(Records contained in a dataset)
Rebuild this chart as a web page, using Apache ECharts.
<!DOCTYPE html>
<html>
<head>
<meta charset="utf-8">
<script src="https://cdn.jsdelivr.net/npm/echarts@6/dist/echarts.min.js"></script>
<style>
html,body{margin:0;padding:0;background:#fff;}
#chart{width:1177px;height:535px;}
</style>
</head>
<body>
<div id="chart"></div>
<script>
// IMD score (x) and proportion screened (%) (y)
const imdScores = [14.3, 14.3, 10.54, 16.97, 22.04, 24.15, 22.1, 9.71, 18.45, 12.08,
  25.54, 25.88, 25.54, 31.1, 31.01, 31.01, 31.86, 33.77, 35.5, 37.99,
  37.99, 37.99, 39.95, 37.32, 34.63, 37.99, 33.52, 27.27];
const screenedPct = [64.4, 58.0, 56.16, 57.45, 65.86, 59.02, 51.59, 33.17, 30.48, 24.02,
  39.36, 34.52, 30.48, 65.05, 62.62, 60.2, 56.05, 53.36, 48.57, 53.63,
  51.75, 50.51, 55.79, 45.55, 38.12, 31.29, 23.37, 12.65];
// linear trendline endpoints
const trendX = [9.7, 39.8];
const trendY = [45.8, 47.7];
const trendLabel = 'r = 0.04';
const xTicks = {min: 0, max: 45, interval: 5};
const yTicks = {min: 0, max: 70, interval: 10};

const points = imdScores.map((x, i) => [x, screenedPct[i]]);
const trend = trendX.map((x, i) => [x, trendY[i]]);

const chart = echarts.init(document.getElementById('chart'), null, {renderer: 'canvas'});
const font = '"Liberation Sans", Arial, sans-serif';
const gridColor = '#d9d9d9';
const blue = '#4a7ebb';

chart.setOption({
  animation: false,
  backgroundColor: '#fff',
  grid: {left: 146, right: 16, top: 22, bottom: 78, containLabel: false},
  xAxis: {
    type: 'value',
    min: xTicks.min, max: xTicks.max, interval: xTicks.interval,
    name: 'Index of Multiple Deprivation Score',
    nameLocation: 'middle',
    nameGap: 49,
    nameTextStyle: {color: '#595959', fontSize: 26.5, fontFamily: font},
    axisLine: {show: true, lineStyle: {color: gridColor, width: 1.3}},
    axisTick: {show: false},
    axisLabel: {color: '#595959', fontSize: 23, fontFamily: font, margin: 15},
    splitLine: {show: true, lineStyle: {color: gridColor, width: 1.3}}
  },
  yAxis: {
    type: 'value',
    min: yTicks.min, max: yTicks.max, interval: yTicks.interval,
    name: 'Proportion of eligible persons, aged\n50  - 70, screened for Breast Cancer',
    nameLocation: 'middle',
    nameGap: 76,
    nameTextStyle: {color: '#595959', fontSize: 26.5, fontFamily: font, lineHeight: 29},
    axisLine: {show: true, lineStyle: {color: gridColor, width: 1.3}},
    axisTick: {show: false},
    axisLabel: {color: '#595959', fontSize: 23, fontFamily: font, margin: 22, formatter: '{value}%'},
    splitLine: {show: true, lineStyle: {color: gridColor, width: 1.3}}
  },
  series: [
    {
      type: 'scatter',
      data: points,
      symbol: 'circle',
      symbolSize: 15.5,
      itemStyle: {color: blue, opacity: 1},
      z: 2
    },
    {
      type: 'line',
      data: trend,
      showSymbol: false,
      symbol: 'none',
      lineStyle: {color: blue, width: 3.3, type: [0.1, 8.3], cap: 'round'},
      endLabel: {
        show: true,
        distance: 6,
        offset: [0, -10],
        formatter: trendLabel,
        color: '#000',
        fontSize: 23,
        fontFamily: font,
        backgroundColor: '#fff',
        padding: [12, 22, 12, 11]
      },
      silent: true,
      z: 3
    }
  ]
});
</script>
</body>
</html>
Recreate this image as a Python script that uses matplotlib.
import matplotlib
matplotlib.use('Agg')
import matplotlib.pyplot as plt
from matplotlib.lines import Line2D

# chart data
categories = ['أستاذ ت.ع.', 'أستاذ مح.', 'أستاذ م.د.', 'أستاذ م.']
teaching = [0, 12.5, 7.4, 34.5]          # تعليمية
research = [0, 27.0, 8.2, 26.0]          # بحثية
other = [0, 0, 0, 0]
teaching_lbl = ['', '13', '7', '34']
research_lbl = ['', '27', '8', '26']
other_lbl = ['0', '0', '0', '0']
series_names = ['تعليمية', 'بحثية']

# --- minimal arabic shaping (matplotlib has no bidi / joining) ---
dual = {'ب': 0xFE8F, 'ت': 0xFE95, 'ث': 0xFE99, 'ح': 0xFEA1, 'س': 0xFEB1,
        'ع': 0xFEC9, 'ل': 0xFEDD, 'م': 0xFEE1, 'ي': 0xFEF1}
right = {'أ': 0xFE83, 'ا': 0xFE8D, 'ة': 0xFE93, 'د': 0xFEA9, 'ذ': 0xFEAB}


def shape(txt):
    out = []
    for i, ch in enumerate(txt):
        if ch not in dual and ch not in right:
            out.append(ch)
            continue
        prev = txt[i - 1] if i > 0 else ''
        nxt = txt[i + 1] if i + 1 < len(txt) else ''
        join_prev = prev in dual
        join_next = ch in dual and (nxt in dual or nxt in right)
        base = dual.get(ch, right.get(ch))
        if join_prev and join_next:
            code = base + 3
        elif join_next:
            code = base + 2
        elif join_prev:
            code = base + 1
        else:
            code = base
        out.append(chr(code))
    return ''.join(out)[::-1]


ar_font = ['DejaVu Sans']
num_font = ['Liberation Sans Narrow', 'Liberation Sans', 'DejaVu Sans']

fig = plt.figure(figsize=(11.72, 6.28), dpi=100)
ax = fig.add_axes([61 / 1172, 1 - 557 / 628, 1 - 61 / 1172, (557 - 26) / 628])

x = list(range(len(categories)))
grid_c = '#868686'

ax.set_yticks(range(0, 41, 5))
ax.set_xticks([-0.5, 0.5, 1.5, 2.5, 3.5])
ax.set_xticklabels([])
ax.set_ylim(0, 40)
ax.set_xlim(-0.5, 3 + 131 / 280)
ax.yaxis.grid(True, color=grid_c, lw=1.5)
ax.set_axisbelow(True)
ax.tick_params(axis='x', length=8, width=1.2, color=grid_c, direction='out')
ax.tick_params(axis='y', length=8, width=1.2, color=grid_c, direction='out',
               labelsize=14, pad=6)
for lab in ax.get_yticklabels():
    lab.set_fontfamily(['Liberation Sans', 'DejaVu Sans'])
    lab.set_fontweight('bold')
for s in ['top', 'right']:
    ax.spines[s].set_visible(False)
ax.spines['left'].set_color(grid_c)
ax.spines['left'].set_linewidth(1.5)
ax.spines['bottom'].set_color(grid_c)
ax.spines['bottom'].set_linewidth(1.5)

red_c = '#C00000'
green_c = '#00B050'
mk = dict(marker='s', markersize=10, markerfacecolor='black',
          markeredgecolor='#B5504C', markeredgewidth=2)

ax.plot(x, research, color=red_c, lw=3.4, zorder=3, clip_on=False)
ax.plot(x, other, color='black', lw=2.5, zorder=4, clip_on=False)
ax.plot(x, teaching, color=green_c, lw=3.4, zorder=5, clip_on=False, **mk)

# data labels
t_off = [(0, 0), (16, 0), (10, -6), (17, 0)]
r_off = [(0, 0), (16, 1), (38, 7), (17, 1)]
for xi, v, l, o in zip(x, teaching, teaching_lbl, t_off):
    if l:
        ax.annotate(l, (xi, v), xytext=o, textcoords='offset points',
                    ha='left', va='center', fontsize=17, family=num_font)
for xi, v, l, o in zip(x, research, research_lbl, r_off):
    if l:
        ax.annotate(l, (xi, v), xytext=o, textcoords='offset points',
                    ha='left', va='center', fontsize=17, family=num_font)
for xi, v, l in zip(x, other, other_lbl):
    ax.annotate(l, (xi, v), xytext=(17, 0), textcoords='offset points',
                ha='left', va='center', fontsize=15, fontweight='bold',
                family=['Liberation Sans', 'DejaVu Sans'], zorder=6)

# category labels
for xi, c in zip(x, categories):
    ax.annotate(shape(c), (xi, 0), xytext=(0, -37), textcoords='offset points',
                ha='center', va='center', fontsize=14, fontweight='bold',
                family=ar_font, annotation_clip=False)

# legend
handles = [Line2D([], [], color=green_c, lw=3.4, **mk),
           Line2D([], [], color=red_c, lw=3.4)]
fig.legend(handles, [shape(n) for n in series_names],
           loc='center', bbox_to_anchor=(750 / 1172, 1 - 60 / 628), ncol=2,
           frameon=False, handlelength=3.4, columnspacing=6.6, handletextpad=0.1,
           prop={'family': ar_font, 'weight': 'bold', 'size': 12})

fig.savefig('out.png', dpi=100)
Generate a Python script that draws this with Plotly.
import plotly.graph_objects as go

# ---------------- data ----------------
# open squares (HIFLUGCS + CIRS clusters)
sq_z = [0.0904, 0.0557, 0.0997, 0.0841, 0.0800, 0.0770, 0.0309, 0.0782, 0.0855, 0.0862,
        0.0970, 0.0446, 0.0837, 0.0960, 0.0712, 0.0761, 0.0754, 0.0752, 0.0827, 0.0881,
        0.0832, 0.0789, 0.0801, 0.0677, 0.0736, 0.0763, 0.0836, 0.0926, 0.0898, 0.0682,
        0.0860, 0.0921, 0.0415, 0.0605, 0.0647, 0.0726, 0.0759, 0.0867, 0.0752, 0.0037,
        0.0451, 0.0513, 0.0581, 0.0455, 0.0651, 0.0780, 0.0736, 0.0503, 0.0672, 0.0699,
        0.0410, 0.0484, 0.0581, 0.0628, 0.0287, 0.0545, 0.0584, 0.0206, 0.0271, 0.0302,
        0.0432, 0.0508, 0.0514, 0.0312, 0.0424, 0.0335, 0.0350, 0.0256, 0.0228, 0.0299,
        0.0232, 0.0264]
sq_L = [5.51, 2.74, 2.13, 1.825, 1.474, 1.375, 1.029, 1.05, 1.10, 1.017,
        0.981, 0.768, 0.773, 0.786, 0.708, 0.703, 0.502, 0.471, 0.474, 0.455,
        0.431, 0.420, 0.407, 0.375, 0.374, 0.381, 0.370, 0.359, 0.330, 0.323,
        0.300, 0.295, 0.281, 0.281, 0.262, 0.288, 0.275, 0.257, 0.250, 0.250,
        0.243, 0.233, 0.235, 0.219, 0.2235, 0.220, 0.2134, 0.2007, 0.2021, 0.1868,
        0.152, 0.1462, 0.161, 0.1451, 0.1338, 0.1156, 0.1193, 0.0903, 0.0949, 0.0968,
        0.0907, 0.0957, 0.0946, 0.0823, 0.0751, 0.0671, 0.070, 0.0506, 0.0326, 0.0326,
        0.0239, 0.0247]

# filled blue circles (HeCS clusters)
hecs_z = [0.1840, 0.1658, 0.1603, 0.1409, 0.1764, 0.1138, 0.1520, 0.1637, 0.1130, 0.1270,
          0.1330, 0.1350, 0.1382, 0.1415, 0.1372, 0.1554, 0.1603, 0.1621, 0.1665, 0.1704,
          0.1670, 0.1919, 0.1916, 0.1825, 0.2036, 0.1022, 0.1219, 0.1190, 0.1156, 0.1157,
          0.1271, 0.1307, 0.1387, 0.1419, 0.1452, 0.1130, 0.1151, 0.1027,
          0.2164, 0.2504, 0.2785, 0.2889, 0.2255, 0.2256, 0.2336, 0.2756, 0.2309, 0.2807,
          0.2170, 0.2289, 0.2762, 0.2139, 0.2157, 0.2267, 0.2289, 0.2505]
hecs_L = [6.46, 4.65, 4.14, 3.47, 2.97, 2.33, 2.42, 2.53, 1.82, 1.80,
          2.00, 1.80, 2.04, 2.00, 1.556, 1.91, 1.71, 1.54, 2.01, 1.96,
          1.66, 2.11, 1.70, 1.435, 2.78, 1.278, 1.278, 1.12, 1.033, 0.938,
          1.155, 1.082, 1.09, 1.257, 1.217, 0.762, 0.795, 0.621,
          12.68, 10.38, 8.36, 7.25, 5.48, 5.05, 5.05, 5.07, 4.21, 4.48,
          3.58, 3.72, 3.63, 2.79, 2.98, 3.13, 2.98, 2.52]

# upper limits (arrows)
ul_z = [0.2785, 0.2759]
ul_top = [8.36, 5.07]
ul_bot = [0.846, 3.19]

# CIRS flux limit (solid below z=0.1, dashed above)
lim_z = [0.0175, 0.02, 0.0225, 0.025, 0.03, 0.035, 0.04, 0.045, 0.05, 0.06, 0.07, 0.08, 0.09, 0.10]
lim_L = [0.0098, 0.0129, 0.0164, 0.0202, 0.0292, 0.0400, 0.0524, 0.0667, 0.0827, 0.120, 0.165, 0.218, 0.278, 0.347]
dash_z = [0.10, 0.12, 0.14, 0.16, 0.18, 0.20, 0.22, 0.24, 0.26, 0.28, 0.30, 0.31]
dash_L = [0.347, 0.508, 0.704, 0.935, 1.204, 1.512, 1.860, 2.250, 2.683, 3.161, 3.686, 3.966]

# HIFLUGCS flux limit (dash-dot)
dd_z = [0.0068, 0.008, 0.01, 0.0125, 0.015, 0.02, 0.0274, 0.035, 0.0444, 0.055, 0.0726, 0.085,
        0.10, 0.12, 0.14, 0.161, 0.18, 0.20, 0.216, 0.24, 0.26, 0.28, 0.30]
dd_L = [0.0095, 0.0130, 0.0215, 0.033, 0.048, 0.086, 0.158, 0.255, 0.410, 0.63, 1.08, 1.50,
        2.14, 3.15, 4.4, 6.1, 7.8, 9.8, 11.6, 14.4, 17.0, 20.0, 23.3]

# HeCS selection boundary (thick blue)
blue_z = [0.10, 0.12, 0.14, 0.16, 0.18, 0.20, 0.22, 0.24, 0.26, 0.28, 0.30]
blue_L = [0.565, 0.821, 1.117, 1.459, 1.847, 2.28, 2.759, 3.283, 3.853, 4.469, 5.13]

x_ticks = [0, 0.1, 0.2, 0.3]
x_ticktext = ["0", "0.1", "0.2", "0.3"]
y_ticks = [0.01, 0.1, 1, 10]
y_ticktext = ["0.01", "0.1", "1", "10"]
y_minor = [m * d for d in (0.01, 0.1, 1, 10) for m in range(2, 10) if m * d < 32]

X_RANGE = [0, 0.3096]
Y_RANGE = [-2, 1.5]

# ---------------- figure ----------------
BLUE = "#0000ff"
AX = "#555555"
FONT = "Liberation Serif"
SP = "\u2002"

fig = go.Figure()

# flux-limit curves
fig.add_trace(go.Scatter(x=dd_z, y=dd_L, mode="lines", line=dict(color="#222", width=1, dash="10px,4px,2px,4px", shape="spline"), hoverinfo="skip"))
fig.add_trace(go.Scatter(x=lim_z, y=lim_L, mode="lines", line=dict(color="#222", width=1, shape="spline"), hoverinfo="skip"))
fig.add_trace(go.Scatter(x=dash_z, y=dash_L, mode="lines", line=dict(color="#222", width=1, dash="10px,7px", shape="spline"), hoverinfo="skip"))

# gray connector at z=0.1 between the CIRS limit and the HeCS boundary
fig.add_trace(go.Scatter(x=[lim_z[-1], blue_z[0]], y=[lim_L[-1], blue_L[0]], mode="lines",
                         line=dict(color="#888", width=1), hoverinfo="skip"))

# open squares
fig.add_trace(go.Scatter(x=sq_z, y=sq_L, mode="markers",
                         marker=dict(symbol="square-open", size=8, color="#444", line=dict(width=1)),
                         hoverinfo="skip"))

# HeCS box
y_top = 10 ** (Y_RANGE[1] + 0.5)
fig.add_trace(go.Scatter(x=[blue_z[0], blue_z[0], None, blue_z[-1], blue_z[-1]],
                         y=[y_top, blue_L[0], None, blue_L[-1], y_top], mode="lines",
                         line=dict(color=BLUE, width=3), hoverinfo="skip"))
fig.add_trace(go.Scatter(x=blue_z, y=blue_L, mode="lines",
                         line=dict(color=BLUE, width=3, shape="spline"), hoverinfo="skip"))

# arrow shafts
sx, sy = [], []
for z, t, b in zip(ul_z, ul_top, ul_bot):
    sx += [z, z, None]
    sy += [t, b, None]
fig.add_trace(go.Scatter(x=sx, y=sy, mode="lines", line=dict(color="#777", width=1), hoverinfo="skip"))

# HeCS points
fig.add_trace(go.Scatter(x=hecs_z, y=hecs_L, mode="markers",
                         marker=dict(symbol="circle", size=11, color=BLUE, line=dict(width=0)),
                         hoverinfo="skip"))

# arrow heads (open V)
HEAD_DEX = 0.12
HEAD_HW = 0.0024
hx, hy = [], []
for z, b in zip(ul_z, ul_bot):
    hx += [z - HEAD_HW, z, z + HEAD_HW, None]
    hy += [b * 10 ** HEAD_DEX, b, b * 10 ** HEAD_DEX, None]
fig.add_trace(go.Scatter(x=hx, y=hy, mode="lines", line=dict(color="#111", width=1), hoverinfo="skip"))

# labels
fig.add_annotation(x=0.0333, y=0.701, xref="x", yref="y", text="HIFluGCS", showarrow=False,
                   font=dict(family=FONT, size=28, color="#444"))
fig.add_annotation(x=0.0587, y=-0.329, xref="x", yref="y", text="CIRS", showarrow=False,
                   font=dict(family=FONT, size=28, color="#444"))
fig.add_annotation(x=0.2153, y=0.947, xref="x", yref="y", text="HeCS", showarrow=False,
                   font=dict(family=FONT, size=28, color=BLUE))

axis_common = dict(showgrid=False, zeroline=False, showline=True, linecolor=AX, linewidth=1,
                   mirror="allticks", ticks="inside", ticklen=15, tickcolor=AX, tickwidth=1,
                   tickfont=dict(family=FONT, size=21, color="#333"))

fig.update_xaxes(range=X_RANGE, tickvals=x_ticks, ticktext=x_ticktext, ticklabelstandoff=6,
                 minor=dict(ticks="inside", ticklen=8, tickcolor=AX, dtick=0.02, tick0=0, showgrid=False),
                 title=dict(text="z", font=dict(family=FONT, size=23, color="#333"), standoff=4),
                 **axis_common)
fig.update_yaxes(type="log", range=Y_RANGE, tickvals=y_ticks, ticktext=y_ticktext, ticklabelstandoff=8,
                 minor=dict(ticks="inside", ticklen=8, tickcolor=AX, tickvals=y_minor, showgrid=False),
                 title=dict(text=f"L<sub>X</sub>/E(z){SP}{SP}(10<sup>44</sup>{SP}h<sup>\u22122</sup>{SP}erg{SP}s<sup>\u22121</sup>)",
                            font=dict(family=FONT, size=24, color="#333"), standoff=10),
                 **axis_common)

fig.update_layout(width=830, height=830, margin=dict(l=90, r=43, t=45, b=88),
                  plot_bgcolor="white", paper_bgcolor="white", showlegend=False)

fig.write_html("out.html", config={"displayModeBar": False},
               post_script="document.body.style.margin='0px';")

[The exercise]
Set down the lines above as they stand, starting with the first line and ending with the line that contains "const blue = '#4a7ebb';".

[Answer]
Rebuild this chart as a web page, using Apache ECharts.
<!DOCTYPE html>
<html>
<head>
<meta charset="utf-8">
<script src="https://cdn.jsdelivr.net/npm/echarts@6/dist/echarts.min.js"></script>
<style>
html,body{margin:0;padding:0;background:#fff;}
#chart{width:1177px;height:535px;}
</style>
</head>
<body>
<div id="chart"></div>
<script>
// IMD score (x) and proportion screened (%) (y)
const imdScores = [14.3, 14.3, 10.54, 16.97, 22.04, 24.15, 22.1, 9.71, 18.45, 12.08,
  25.54, 25.88, 25.54, 31.1, 31.01, 31.01, 31.86, 33.77, 35.5, 37.99,
  37.99, 37.99, 39.95, 37.32, 34.63, 37.99, 33.52, 27.27];
const screenedPct = [64.4, 58.0, 56.16, 57.45, 65.86, 59.02, 51.59, 33.17, 30.48, 24.02,
  39.36, 34.52, 30.48, 65.05, 62.62, 60.2, 56.05, 53.36, 48.57, 53.63,
  51.75, 50.51, 55.79, 45.55, 38.12, 31.29, 23.37, 12.65];
// linear trendline endpoints
const trendX = [9.7, 39.8];
const trendY = [45.8, 47.7];
const trendLabel = 'r = 0.04';
const xTicks = {min: 0, max: 45, interval: 5};
const yTicks = {min: 0, max: 70, interval: 10};

const points = imdScores.map((x, i) => [x, screenedPct[i]]);
const trend = trendX.map((x, i) => [x, trendY[i]]);

const chart = echarts.init(document.getElementById('chart'), null, {renderer: 'canvas'});
const font = '"Liberation Sans", Arial, sans-serif';
const gridColor = '#d9d9d9';
const blue = '#4a7ebb';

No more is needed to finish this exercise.